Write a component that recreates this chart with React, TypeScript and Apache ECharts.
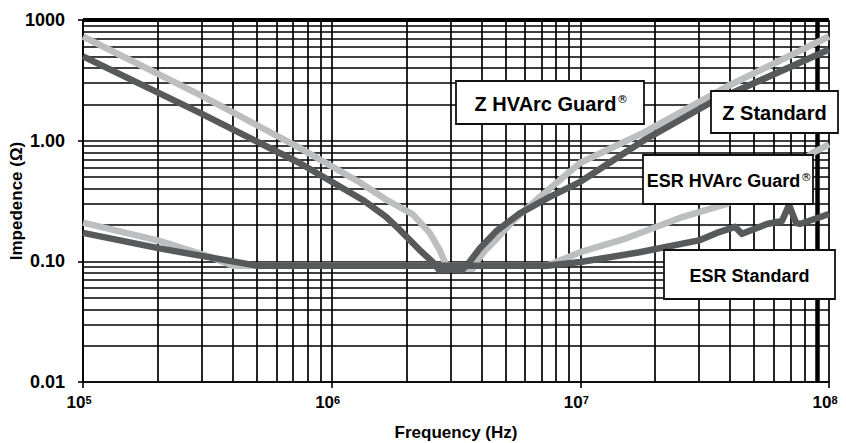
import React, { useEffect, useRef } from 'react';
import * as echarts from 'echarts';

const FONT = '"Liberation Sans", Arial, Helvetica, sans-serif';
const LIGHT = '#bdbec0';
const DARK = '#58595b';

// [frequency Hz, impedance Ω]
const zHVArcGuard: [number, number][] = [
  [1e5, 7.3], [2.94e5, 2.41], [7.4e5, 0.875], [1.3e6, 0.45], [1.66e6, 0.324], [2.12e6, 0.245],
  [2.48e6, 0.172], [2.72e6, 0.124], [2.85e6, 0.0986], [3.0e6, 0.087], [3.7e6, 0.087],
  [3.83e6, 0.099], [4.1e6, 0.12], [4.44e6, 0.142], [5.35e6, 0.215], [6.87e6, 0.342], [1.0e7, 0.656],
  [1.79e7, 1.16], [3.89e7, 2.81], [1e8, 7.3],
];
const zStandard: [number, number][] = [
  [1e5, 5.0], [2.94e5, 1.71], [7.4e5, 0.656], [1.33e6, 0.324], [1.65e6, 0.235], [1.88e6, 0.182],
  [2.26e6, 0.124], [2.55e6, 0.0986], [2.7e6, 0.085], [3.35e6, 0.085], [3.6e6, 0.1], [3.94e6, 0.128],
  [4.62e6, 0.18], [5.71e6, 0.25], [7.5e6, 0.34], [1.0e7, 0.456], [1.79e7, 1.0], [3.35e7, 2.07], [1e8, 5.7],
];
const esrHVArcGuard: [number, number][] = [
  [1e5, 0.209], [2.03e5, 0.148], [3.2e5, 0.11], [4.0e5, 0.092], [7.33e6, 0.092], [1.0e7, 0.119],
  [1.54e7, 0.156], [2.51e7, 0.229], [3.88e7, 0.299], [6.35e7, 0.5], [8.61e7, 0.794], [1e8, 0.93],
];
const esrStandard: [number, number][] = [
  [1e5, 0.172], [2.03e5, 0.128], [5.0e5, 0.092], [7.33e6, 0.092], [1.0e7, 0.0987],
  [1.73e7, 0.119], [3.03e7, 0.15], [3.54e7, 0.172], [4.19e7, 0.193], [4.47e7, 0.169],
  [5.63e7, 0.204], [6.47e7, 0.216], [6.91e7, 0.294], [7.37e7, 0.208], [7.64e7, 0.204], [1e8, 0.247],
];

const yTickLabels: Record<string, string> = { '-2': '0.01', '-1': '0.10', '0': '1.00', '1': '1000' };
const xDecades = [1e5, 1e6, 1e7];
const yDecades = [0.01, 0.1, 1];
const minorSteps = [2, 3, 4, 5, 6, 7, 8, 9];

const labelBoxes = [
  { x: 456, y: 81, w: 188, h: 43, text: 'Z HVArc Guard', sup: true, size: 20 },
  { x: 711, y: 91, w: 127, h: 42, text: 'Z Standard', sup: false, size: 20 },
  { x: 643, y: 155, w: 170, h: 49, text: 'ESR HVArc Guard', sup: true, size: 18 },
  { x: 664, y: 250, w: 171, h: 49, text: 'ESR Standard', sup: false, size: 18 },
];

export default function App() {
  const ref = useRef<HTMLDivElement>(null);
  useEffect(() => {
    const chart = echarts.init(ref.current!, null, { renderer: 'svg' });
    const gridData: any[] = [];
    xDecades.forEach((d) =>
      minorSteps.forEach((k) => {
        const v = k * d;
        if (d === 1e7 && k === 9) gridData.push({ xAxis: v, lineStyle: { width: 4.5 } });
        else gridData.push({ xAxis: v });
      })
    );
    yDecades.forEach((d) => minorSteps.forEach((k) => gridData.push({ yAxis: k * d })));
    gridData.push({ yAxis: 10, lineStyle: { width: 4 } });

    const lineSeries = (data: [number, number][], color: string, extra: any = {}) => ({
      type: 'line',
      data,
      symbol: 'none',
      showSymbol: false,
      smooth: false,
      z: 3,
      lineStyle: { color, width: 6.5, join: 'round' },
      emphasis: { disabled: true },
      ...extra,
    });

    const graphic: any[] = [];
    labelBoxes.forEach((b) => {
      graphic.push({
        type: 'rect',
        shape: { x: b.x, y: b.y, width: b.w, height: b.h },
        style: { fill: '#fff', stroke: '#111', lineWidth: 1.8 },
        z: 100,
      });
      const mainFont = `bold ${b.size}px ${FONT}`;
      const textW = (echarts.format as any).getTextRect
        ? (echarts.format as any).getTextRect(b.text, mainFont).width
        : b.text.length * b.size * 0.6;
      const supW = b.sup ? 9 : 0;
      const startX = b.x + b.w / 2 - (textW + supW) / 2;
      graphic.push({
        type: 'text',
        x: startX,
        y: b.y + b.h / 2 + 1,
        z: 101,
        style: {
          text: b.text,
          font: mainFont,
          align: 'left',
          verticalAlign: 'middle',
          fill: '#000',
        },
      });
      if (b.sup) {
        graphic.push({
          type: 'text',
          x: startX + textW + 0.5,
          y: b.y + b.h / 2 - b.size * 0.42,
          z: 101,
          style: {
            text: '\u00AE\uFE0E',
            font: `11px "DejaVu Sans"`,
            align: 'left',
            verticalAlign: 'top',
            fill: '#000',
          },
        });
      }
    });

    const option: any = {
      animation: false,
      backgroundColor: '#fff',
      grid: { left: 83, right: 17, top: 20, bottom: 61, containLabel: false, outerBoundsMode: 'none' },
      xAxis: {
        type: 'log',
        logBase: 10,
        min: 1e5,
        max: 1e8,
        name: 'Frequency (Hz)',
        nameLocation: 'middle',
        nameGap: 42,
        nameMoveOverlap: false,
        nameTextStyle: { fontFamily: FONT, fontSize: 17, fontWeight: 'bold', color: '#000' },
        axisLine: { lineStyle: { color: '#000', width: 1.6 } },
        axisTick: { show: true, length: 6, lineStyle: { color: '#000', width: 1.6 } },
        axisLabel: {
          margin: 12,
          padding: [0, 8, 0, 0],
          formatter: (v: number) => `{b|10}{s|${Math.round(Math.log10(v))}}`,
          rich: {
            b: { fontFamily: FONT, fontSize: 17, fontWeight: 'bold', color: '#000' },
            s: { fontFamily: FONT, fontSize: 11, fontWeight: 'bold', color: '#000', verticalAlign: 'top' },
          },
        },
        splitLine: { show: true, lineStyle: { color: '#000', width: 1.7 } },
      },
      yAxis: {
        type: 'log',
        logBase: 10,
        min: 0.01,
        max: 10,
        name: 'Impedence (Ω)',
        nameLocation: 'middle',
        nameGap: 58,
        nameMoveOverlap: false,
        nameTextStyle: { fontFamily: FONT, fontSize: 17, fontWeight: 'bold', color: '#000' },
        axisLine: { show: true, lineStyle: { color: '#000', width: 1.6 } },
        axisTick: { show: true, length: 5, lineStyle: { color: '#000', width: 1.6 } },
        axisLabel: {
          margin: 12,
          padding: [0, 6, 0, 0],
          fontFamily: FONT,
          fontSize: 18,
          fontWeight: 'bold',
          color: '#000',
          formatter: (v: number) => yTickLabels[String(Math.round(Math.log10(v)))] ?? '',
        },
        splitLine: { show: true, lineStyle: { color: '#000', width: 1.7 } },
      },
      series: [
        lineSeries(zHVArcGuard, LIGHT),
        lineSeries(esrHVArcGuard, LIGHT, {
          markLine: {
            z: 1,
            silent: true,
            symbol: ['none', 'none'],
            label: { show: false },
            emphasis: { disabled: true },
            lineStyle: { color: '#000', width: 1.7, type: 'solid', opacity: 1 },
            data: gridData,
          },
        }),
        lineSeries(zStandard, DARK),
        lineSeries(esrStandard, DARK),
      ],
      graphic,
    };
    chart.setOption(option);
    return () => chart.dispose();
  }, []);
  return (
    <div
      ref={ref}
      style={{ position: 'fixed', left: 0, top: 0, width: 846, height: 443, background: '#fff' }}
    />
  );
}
+--
[Exercise directions]: Skip the pictures and restate exactly the lines from the beginning of the listing to the line with "const DARK = '#58595b';", that line included.

[Output of the task]:
Write a component that recreates this chart with React, TypeScript and Apache ECharts.
import React, { useEffect, useRef } from 'react';
import * as echarts from 'echarts';

const FONT = '"Liberation Sans", Arial, Helvetica, sans-serif';
const LIGHT = '#bdbec0';
const DARK = '#58595b';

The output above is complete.